If you’re a retail store owner or manager, you’re always on the lookout for ways to drive product sales. And in this area, good visual merchandising is crucial – not only do people process loads of visual information, it can have a strong and immediate impact on their reactions, and therefore their impulse decisions.
Brick-and-mortar stores in the digital world still offer the unique experience of physical interaction with a product. You’ll be doing your brand a disservice – including efforts and expenses in marketing and packaging design – if you don’t take advantage of the unique opportunities that your retail storefront presents.
Here are a few things to consider that can help drive up your retail numbers.
Your brand campaign doesn’t end with the product that’s delivered to your warehouse. You must showcase the product in your store in a manner that reflects the same targets. For example, the use of space is a subtle and robust signal of price point. Jam-packed displays of many different products communicate affordable or discount goods and can be effective at drawing customers towards low priced items. However, employing the same sort of display when selling elegantly packaged luxury items creates dissonance and confuses customers.
Taking the lead from the marketing plan and being in step with overall design and packaging is a sign of continuous vision and excellent communication across the board.
As head of store operations, you’ve seen to it that your location is well lit and furnished, and all the products on display are organised in shelving units that have a logical order.

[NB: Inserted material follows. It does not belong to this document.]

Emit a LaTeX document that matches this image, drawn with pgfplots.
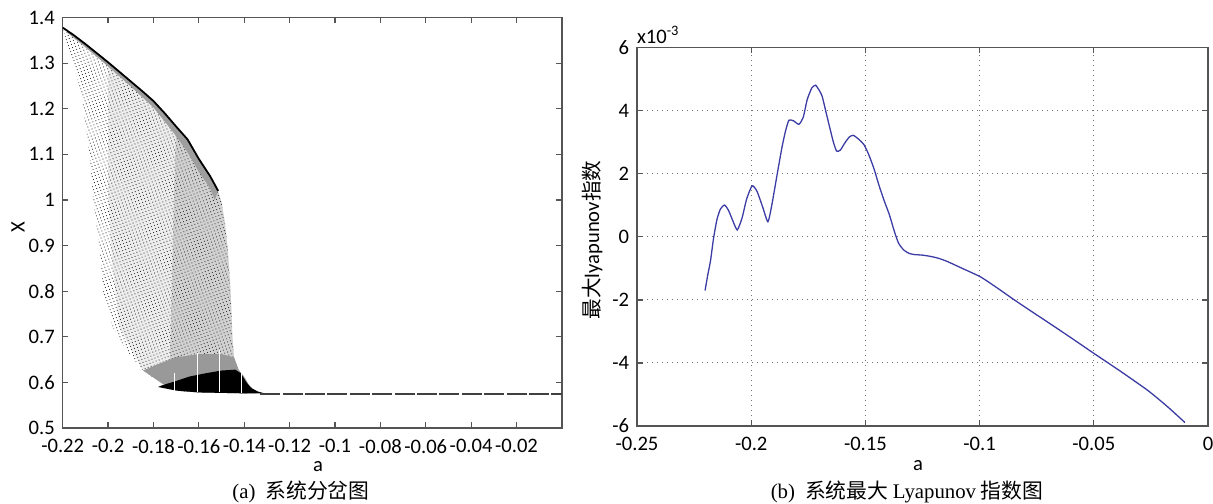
\documentclass[border=0pt]{standalone}
\usepackage{fontspec}
\setmainfont{Carlito}
\newfontfamily\cjk{Noto Sans CJK SC}
\newfontfamily\tms{Liberation Serif}
\usepackage{pgfplots}
\pgfplotsset{compat=1.18}
\usetikzlibrary{patterns.meta}
\definecolor{axgray}{RGB}{85,85,85}
\definecolor{lyblue}{RGB}{60,60,165}
\pgfplotsset{
  mystyle/.style={
    scale only axis, anchor=south west,
    tick align=inside, major tick length=2.8pt,
    axis line style={axgray, line width=0.7pt},
    every tick/.style={axgray, line width=0.6pt},
    tick label style={font=\fontsize{10.3}{12}\selectfont, inner sep=0pt},
    xticklabel style={yshift=-5.6pt},
    yticklabel style={xshift=-3.8pt},
  }
}
\begin{document}
\begin{tikzpicture}
\useasboundingbox (0,0) rectangle (606.5pt,251.5pt);
% ---------------- left: bifurcation diagram
\begin{axis}[mystyle, at={(31.35pt,37.5pt)}, width=249.6pt, height=205.2pt,
  xmin=-0.22, xmax=0, ymin=0.5, ymax=1.4,
  xtick={-0.22,-0.2,-0.18,-0.16,-0.14,-0.12,-0.1,-0.08,-0.06,-0.04,-0.02},
  xticklabels={-0.22,-0.2,-0.18,-0.16,-0.14,-0.12,-0.1,-0.08,-0.06,-0.04,-0.02},
  ytick={0.5,0.6,0.7,0.8,0.9,1,1.1,1.2,1.3,1.4},
  yticklabels={0.5,0.6,0.7,0.8,0.9,1,1.1,1.2,1.3,1.4},
  clip=true]
% medium-density part
\addplot[draw=none, fill=black!7] coordinates {
 (-0.20,1.302) (-0.195,1.281) (-0.19,1.260) (-0.185,1.239) (-0.18,1.217) (-0.175,1.190)
 (-0.17,1.161) (-0.165,1.133) (-0.16,1.090) (-0.155,1.052) (-0.1515,1.020)
 (-0.1500,0.995) (-0.1485,0.950) (-0.1472,0.889) (-0.1460,0.80) (-0.1452,0.70)
 (-0.1445,0.655) (-0.1425,0.628) (-0.1400,0.612) (-0.1380,0.595) (-0.1360,0.584)
 (-0.1330,0.577) (-0.14,0.576) (-0.15,0.577) (-0.16,0.578) (-0.168,0.581)
 (-0.176,0.597) (-0.1846,0.626) (-0.195,0.72) (-0.198,0.85) (-0.200,1.0) (-0.20,1.302)};
% denser right part
\addplot[draw=none, fill=black!18] coordinates {
 (-0.17,1.161) (-0.165,1.133) (-0.16,1.090) (-0.155,1.052) (-0.1515,1.020)
 (-0.1500,0.995) (-0.1485,0.950) (-0.1472,0.889) (-0.1460,0.80) (-0.1452,0.70)
 (-0.1445,0.655) (-0.1425,0.628) (-0.1400,0.612) (-0.1380,0.595) (-0.1360,0.584)
 (-0.1330,0.577) (-0.14,0.576) (-0.15,0.577) (-0.16,0.578) (-0.168,0.581)
 (-0.173,0.60) (-0.172,0.80) (-0.171,1.0) (-0.17,1.161)};
% dotted texture over whole region
\addplot[draw=none, pattern={Dots[distance=1.6pt,radius=0.3pt,angle=20]}, pattern color=black!80] coordinates {
 (-0.22,1.378) (-0.215,1.361) (-0.21,1.342) (-0.205,1.322) (-0.20,1.302) (-0.195,1.281)
 (-0.19,1.260) (-0.185,1.239) (-0.18,1.217) (-0.175,1.190) (-0.17,1.161) (-0.165,1.133)
 (-0.16,1.090) (-0.155,1.052) (-0.1515,1.020)
 (-0.1500,0.995) (-0.1485,0.950) (-0.1472,0.889) (-0.1460,0.80) (-0.1452,0.70)
 (-0.1445,0.655) (-0.1425,0.628) (-0.1400,0.612) (-0.1380,0.595) (-0.1360,0.584)
 (-0.1330,0.577) (-0.14,0.576) (-0.15,0.577) (-0.16,0.578) (-0.168,0.581)
 (-0.176,0.597) (-0.1846,0.626) (-0.1919,0.67) (-0.1978,0.72) (-0.2022,0.80)
 (-0.2036,0.889) (-0.2066,1.0) (-0.208,1.095) (-0.2102,1.175) (-0.2117,1.234)
 (-0.2160,1.31) (-0.2190,1.36) (-0.22,1.378)};
% dense band under the upper envelope
\addplot[draw=none, fill=black!38] coordinates {
 (-0.218,1.372) (-0.21,1.342) (-0.20,1.302) (-0.19,1.260) (-0.18,1.217) (-0.175,1.190)
 (-0.17,1.161) (-0.165,1.133) (-0.16,1.090) (-0.155,1.052) (-0.1515,1.020)
 (-0.153,1.000) (-0.155,1.025) (-0.16,1.062) (-0.165,1.105) (-0.17,1.140)
 (-0.175,1.172) (-0.18,1.203) (-0.19,1.249) (-0.20,1.293) (-0.21,1.335) (-0.218,1.367)};
% dark band above the bottom
\addplot[draw=none, fill=black!40] coordinates {
 (-0.1846,0.626) (-0.178,0.640) (-0.17,0.655) (-0.16,0.662) (-0.15,0.662) (-0.1445,0.655)
 (-0.1425,0.628) (-0.1400,0.612) (-0.1380,0.595) (-0.1360,0.584) (-0.1330,0.577)
 (-0.14,0.576) (-0.15,0.577) (-0.16,0.578) (-0.168,0.581) (-0.176,0.597) (-0.1846,0.626)};
% black bottom band
\addplot[draw=none, fill=black] coordinates {
 (-0.178,0.590) (-0.176,0.594) (-0.170,0.603) (-0.164,0.613) (-0.157,0.620) (-0.150,0.626)
 (-0.144,0.628) (-0.1415,0.620) (-0.139,0.600) (-0.137,0.588) (-0.134,0.580) (-0.131,0.576)
 (-0.14,0.576) (-0.15,0.577) (-0.16,0.578) (-0.170,0.582) (-0.178,0.590)};
% white gaps
\addplot[white, line width=0.5pt] coordinates {(-0.1706,0.582) (-0.1706,0.620)};
\addplot[white, line width=0.5pt] coordinates {(-0.1608,0.579) (-0.1608,0.665)};
\addplot[white, line width=0.5pt] coordinates {(-0.1510,0.578) (-0.1510,0.670)};
\addplot[white, line width=0.5pt] coordinates {(-0.1414,0.577) (-0.1414,0.640)};
% upper envelope
\addplot[black, line width=0.9pt] coordinates {
 (-0.22,1.378) (-0.215,1.361) (-0.21,1.342) (-0.205,1.322) (-0.20,1.302) (-0.195,1.281)
 (-0.19,1.260) (-0.185,1.239) (-0.18,1.217) (-0.175,1.190) (-0.17,1.161) (-0.165,1.133)
 (-0.16,1.090) (-0.155,1.052) (-0.1515,1.020)};
% fixed point branch
\addplot[black!75, line width=0.8pt, dash pattern=on 10pt off 1.2pt] coordinates {(-0.133,0.575) (0,0.575)};
\end{axis}
% ---------------- right: largest Lyapunov exponent
\begin{axis}[mystyle, at={(318.5pt,38.5pt)}, width=285.5pt, height=189.15pt,
  xmin=-0.25, xmax=0, ymin=-6, ymax=6,
  xtick={-0.25,-0.2,-0.15,-0.1,-0.05,0},
  xticklabels={-0.25,-0.2,-0.15,-0.1,-0.05,0},
  ytick={-6,-4,-2,0,2,4,6},
  yticklabels={-6,-4,-2,0,2,4,6},
  grid=major, grid style={black!55, line width=0.5pt, dash pattern=on 0.6pt off 1.9pt}]
\addplot[lyblue, line width=0.65pt, smooth, tension=0.35] coordinates {
 (-0.2202,-1.70) (-0.2190,-1.20) (-0.2178,-0.75) (-0.2165,-0.05) (-0.2150,0.55) (-0.2135,0.88)
 (-0.2117,1.01) (-0.2100,0.85) (-0.2080,0.50) (-0.2061,0.22) (-0.2040,0.60) (-0.2020,1.20)
 (-0.1996,1.62) (-0.1975,1.45) (-0.1950,0.95) (-0.1927,0.48) (-0.1910,1.00) (-0.1886,2.00)
 (-0.1865,2.85) (-0.1850,3.35) (-0.1835,3.70) (-0.1815,3.68) (-0.1791,3.57) (-0.1772,3.80)
 (-0.1755,4.35) (-0.1735,4.72) (-0.1718,4.81) (-0.1700,4.62) (-0.1689,4.45) (-0.1674,4.00)
 (-0.1659,3.55) (-0.1640,3.00) (-0.1626,2.72) (-0.1610,2.75) (-0.1590,2.98) (-0.1570,3.17)
 (-0.1553,3.22) (-0.1530,3.10) (-0.1506,2.92) (-0.1485,2.60) (-0.1462,2.15) (-0.1440,1.62)
 (-0.1418,1.15) (-0.1395,0.70) (-0.1374,0.19) (-0.1355,-0.20) (-0.1332,-0.42) (-0.1310,-0.52)
 (-0.1288,-0.56) (-0.1250,-0.58) (-0.1215,-0.62) (-0.1180,-0.68) (-0.1142,-0.78) (-0.1070,-1.02)
 (-0.0996,-1.27) (-0.0923,-1.62) (-0.0850,-1.99) (-0.0776,-2.35) (-0.0703,-2.70) (-0.0600,-3.20)
 (-0.0499,-3.70) (-0.0380,-4.28) (-0.0264,-4.87) (-0.0180,-5.37) (-0.0101,-5.89)};
\end{axis}
% ---------------- labels and captions
\node[font=\fontsize{10.3}{12}\selectfont, rotate=90] at (9pt,138pt) {X};
\node[font=\fontsize{10.3}{12}\selectfont, anchor=base, inner sep=0pt] at (159pt,15.8pt) {a};
\node[font=\fontsize{10.3}{12}\selectfont, anchor=base, inner sep=0pt] at (459pt,16.3pt) {a};
\node[font=\fontsize{10.3}{12}\selectfont, rotate=90] at (296pt,131.5pt) {{\cjk 最大}lyapunov{\cjk 指数}};
\node[font=\fontsize{10.3}{12}\selectfont, anchor=west, inner sep=0pt] at (318.3pt,234pt) {x10\textsuperscript{-3}};
\node[font=\fontsize{10.4}{12}\selectfont, inner sep=0pt] at (150.5pt,5.5pt) {{\tms (a)}\hspace{5pt}{\cjk 系统分岔图}};
\node[font=\fontsize{10.4}{12}\selectfont, inner sep=0pt] at (453.5pt,5.5pt) {{\tms (b)}\hspace{5pt}{\cjk 系统最大} {\tms Lyapunov} {\cjk 指数图}};
\end{tikzpicture}
\end{document}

You may delegate creative tasks to others, or bring in outside contractors to help out. But it’s still up to you to provide the drive and vision behind creating a great point of purchase (POP) display that brings into focus the best attributes of your product, and how your customer experiences everything.
Many food retailers offer taste testing stations, for example. Clothing and accessory displays use mannequins to showcase the product in action. It’s essential to be deliberate about which products gain focus and where in the store this is located. If you pay attention to how customers navigate your store and where they tend to spend the most time, you can place electronic tablets nearby to encourage further interaction, displaying products that are found deeper in the store.
Most retailers don’t have unlimited space to work with, and you probably also sell other products. Great POP displays guide the customer’s attention around the store, eliminating distractions, getting them to explore and experience your product.
Change it up
What’s become familiar is easy to tune out, and what is new grabs the attention. Designers and marketers know it, and so do you – but who wants to go through the same effort of planning and changing an entire store display every couple of weeks?
Keeping things fresh doesn’t have to entail periodic makeovers. You can create interest with a special promo or giveaway that changes every day; add small elements to window displays to reflect changes in season or special holidays.
Change the placement of different products based on what seems to sell best and what grabs most customers’ attention. It’s something you’ll get the hang of as you pay close attention to your store and your customers.
Approach visual merchandising as a process of coming up with an initial on-point, creative, interactive display for your product – then taking time to observe it at work, and making periodic changes to keep things fresh – and watch as your numbers grow.